To be fair, I’ve heard Michael Bubl? does exactly the same stuff when you meet him in person.
6) Great Tiger
Can we talk for just a second about how much everyone in Punch-Out!! cheats? (In fact, I remember seeing that Little Mac complained about it some years back.) None cheat more blatantly than Great Tiger, who teleports around the goddamn ring. And just how is he able to do that? Well, he’s Indian. They can pretty much all do that, right?
And, sure, being able to teleport is perhaps the coolest thing in the world to be stereotyped as doing, but a positive stereotype’s still a stereotype. Also: That skinned tiger in his corner? A little ostentatious, ain’t it, Great Tiger?
5) Masked Muscle
Unlike the previous entrants on this list, Masked Muscle has appeared in exactly one Punch-Out!! game: the SNES Super Punch Out!!. And he may be the only example here of being a retroactive stereotype.
Look, it’s outstanding that Nintendo included a luchador character in a game from 1994, well before luchadores were the big deal they are today. Trouble is, Masked Muscle cheats at every turn to get ahead (more blatantly than even all the other cheaters in the series). He headbutts. He spits in your eyes. He’s a Mexican who doesn’t play by the rules so he can get ahead. He’s Lou Dobbs’ fantasy.
4) Hoy Quarlow
There’s a surprising number of martial-arts characters in the SNES Super Punch-Out!!: Dragon Chan is a kickboxer from Hong Kong who, well, kicks and regains health from meditation; Heike Kagero is a confusingly feminine Kabuki who attacks you with his hair and does mesmerizing dances, and then there’s Hoy Quarlow, an old Chinese man who hits you with a stick.
Not only is Quarlow just infuriatingly difficult to fight, he’s also every old kung-fu master you’ve ever seen in any film, except, you know, he’s awful.
3) Bob Charlie
Rounding out our trio of SNES-only characters, comes Bob Charlie, a Rastafarian whose name sounds just like another famous Jamaican’s, Jimmy Cliff.
Here are some things Bob Charlie does: His corner man tells him occasionally to “shuck and jive.” He constantly looks confused. He tells you that you should give yourself over to the rhythm, mon! I’m sure if he had been in the Wii version of the game, joints would have fallen out of him when you beat him.
2) Pizza Pasta
Later to be replaced in future games by Irish boxer Aran Ryan, Pizza Pasta was, if you couldn’t already guess, the Italian character in the original Punch-Out!! arcade game.

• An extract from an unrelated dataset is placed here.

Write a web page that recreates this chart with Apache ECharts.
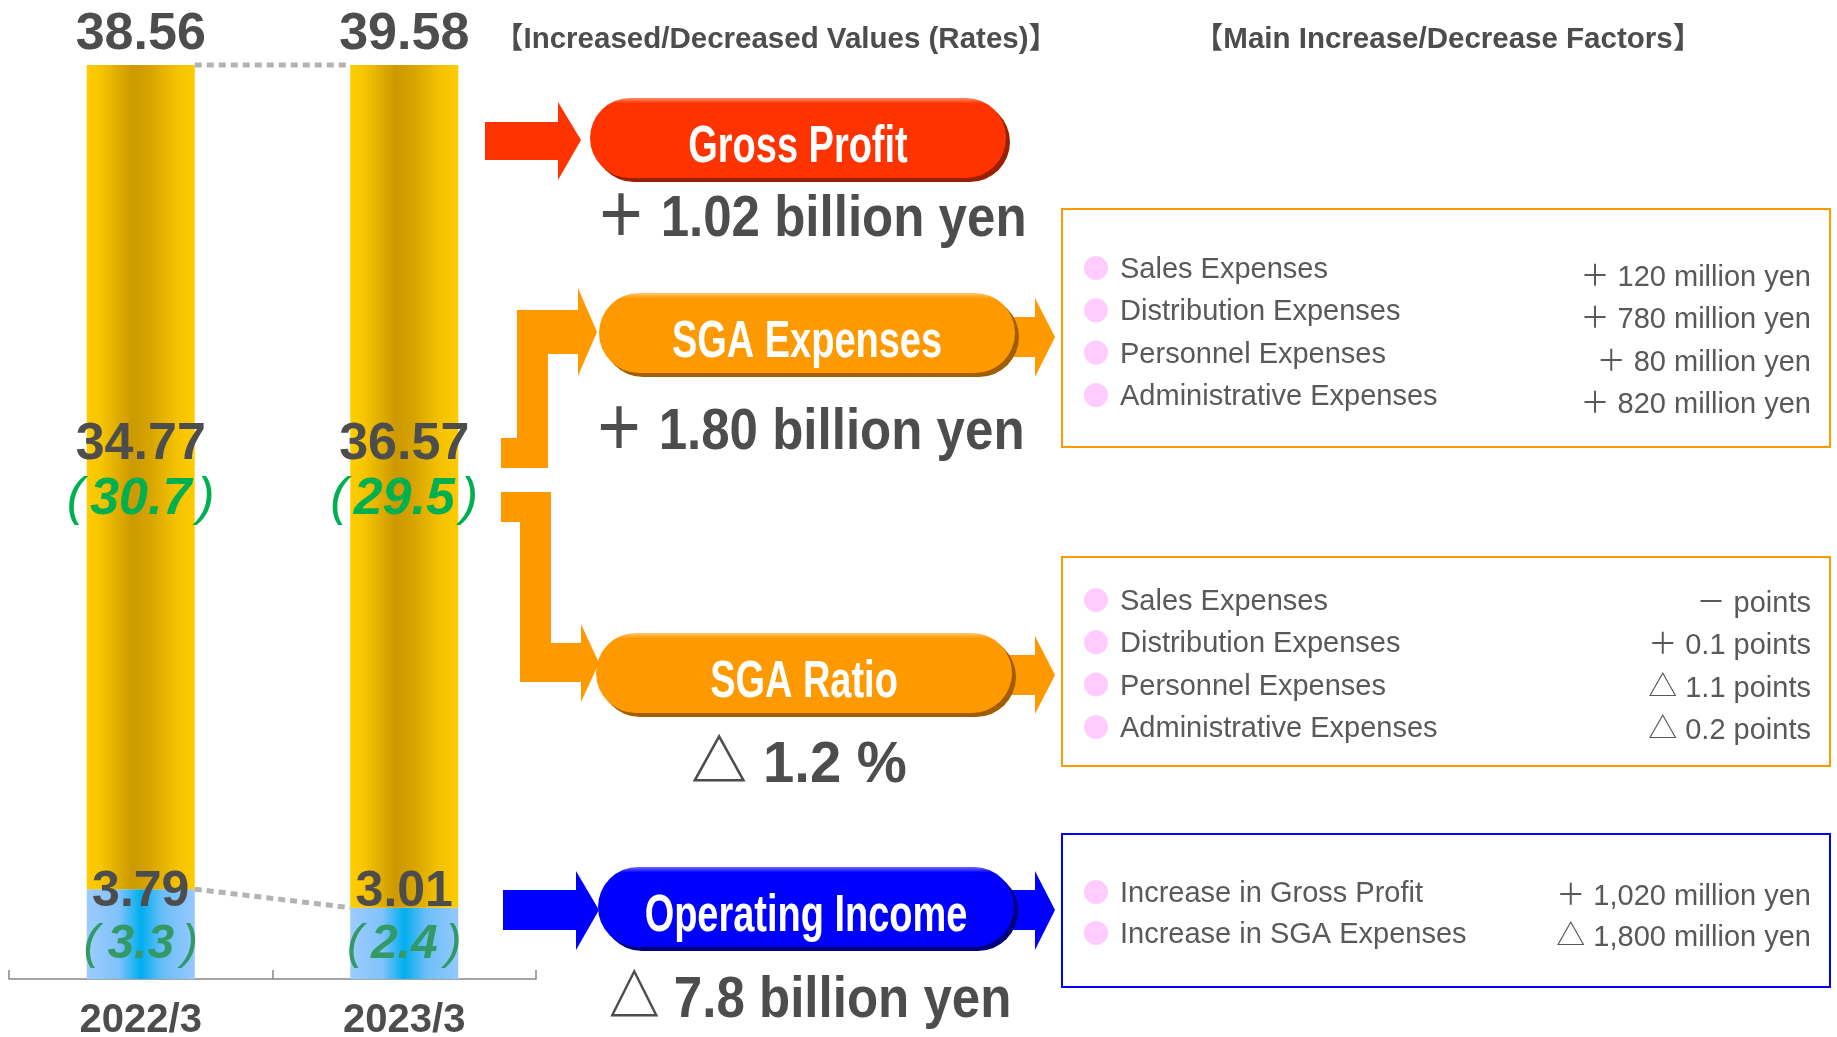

His name is Pizza Pasta. Against all odds, he doesn’t have a mustache. Let’s move on.
1) Vodka Drunkenski/Soda Popinski
Back in 1987, if you were old enough to know, you probably thought, “Soda Popinski sure is a thinly-veiled stereotype of a drunk Russian.” Well, did you know there originally wasn’t a veil? That’s right, in the arcade Super Punch-Out!!, his name was Vodka Drunkenski.
It should be noted that in that game, his attachment to bottles was apparently less pronounced than a few years later, after he apparently joined whatever the Russian version of AA is and switched his addiction (and his name) to sugary soda. He didn’t constantly have his mouth wrapped around a bottle in the arcade game, as he does in Mike Tyson’s Punch-Out!! However, I feel I should also note that Popinski repeatedly says he can’t drive in the NES game. I’m not sure if that’s a commentary on him spiking his drinks or the quality of Eastern European cars. Either way.